Early work by Kornbluth, and nowhere near to his best. However, it does contain The Rocket of 1955, which is pure story-telling craftmanship in a very short story.
This is a very minor - essentially forgotten - work from a very great writer.
C. M. Kornbluth died much too young, after writing some great science fiction short stories and novels. He undoubtedly had in him a novel that would have redefined science fiction if time had permitted him to write it.

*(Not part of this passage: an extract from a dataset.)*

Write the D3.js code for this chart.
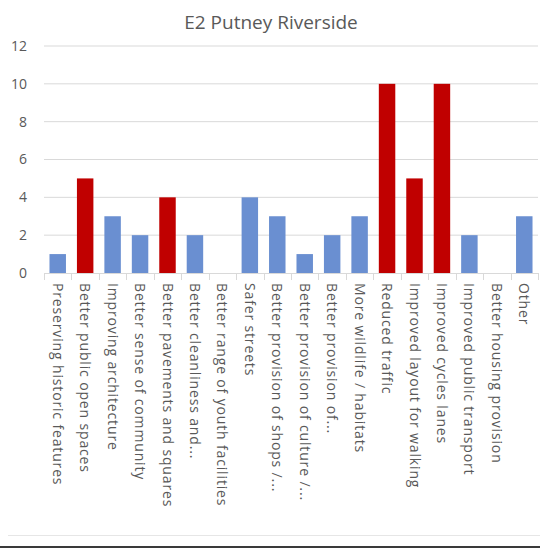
<!DOCTYPE html>
<html>
<head>
<meta charset="utf-8">
<script src="https://cdn.jsdelivr.net/npm/d3@7"></script>
<style>
  html, body { margin: 0; padding: 0; background: #fff; }
  svg { display: block; }
  text { font-family: "Open Sans", "Segoe UI", sans-serif; fill: #595959; }
</style>
</head>
<body>
<div id="chart"></div>
<script>
const title = "E2 Putney Riverside";
const categories = [
  "Preserving historic features",
  "Better public open spaces",
  "Improving architecture",
  "Better sense of community",
  "Better pavements and squares",
  "Better cleanliness and...",
  "Better range of youth facilities",
  "Safer streets",
  "Better provision of shops /...",
  "Better provision of culture /...",
  "Better provision of...",
  "More wildlife / habitats",
  "Reduced traffic",
  "Improved layout for walking",
  "Improved cycles lanes",
  "Improved public transport",
  "Better housing provision",
  "Other"
];
const values = [1, 5, 3, 2, 4, 2, 0, 4, 3, 1, 2, 3, 10, 5, 10, 2, 0, 3];
const highlighted = [false, true, false, false, true, false, false, false, false, false, false, false, true, true, true, false, false, false];
const yTicks = [0, 2, 4, 6, 8, 10, 12];

const W = 540, H = 551;
const mLeft = 44, mRight = 538, mTop = 46, mBottom = 273;

const svg = d3.select("#chart").append("svg").attr("width", W).attr("height", H);

const x = d3.scaleBand().domain(categories).range([mLeft, mRight]).paddingInner(0.4).paddingOuter(0.2);
const xb = d3.scaleBand().domain(categories).range([mLeft, mRight]);
const y = d3.scaleLinear().domain([0, 12]).range([mBottom, mTop]);

// title
svg.append("text").attr("x", 271).attr("y", 29).attr("text-anchor", "middle")
  .style("font-size", "19px").text(title);

// gridlines
svg.append("g").selectAll("line").data(yTicks.filter(d => d > 0)).join("line")
  .attr("x1", mLeft).attr("x2", mRight)
  .attr("y1", d => y(d)).attr("y2", d => y(d))
  .attr("stroke", "#d9d9d9").attr("stroke-width", 1);

// y axis labels
const yAxis = d3.axisLeft(y).tickValues(yTicks).tickSize(0).tickPadding(17);
const gy = svg.append("g").attr("transform", `translate(${mLeft},0)`).call(yAxis);
gy.select(".domain").remove();
gy.selectAll("text").style("font-size", "14px").style("fill", "#595959")
  .style("font-family", '"Open Sans", sans-serif');

// bars
svg.append("g").selectAll("rect").data(values).join("rect")
  .attr("x", (d, i) => x(categories[i]))
  .attr("width", x.bandwidth())
  .attr("y", d => y(d))
  .attr("height", d => y(0) - y(d))
  .attr("fill", (d, i) => highlighted[i] ? "#c00000" : "#6a8fd1");

// x axis line and ticks
svg.append("line").attr("x1", mLeft).attr("x2", mRight).attr("y1", mBottom + 0.5).attr("y2", mBottom + 0.5)
  .attr("stroke", "#d9d9d9");
const bounds = categories.map(c => xb(c)).concat([mRight]);
svg.append("g").selectAll("line").data(bounds).join("line")
  .attr("x1", d => Math.round(d) + 0.5).attr("x2", d => Math.round(d) + 0.5)
  .attr("y1", mBottom).attr("y2", mBottom + 7)
  .attr("stroke", "#d9d9d9");

// x labels rotated
svg.append("g").selectAll("text").data(categories).join("text")
  .attr("transform", d => `translate(${xb(d) + xb.bandwidth() / 2},283) rotate(90)`)
  .attr("text-anchor", "start")
  .attr("dy", "0.35em")
  .style("font-size", "14px")
  .style("letter-spacing", "0.85px")
  .text(d => d);

// bottom lines
svg.append("line").attr("x1", 8).attr("x2", W).attr("y1", 535.5).attr("y2", 535.5).attr("stroke", "#e6e6e6");
svg.append("line").attr("x1", 0).attr("x2", W).attr("y1", 547).attr("y2", 547).attr("stroke", "#3a3a3a").attr("stroke-width", 2);
</script>
</body>
</html>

This short story is entertaining but minor. Peter Packer inherits his grandfather's house. He discovers a strange clock that goes to "13" and - boom, zoom - Peter slips into an alternate universe where magic seems to work. The magical universe is a parody of our own with trolls and anachronistic resemblances to mid-20th Century America. Peter meets a girl, loses the girl, rescues the girl and gets home again. It is thoroughly predictable and all in good fun. Kornbluth was just playing around with this story.

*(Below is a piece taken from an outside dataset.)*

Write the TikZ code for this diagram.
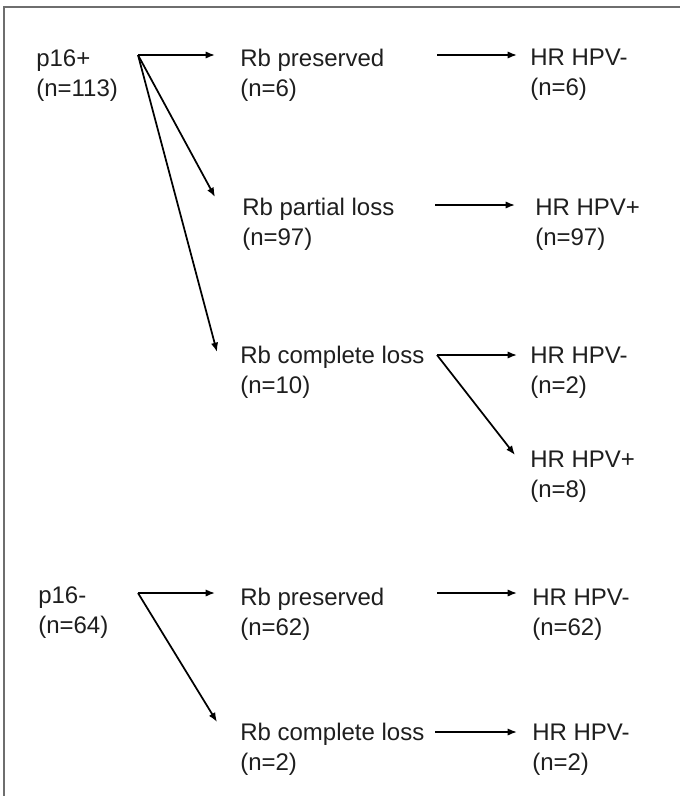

The average reader can pass this by and never miss it. A modern reader might find it curiously dated. On the other other hand, if you are a fan of the great writers of science fiction, you will want to read this as a guilty pleasure.
There is a common misconception that - until Douglas Adams and Terry Pratchett - science fiction and fantasy were serious and po-faced. This collection of stories by Cyril Kornbluth, written during the 1940s under the pseudonym Cecil Corwin, are proof that this was not the case. Wryly humorous (usually whimsical, but at times laugh-out-loud funny) are a bit dated (they are a product of their time, after all), but also show themselves to be surprisingly timeless. The title story in particular (originally published as two separate short stories), is a excellent, and a clear evolutionary "missing link" between Narnia and Discworld. The first half of that story (originally published alone as a short story with the same title in 1941) is a gem, and the remainder of the book is not that much less enjoyable.
Cyril Kornbluth, who died in 1958 at the age of 34, was one of the best writers of the heroic age of SF. A lifespan as long as Asimov or Clarke would have seen him equal and in some ways surpass them: humour, characterisation and satirical acuity come to mind. I think I'm right in believing that he would have excelled in whatever branch of fiction he chose. This breadth of mind shows in most of his work. The present story is a reminder of just how young this writer started. Some enthusiasms are slightly callow--he uses the word "grotesquely" with a schoolboy abandon that made me smile as I shuddered. TO'C has only a glimmer of the great visionary-comedy-hardboiled-satire (The Cosmic Charge Account, Two Dooms) to come, but all Kornbluth is to be treasured.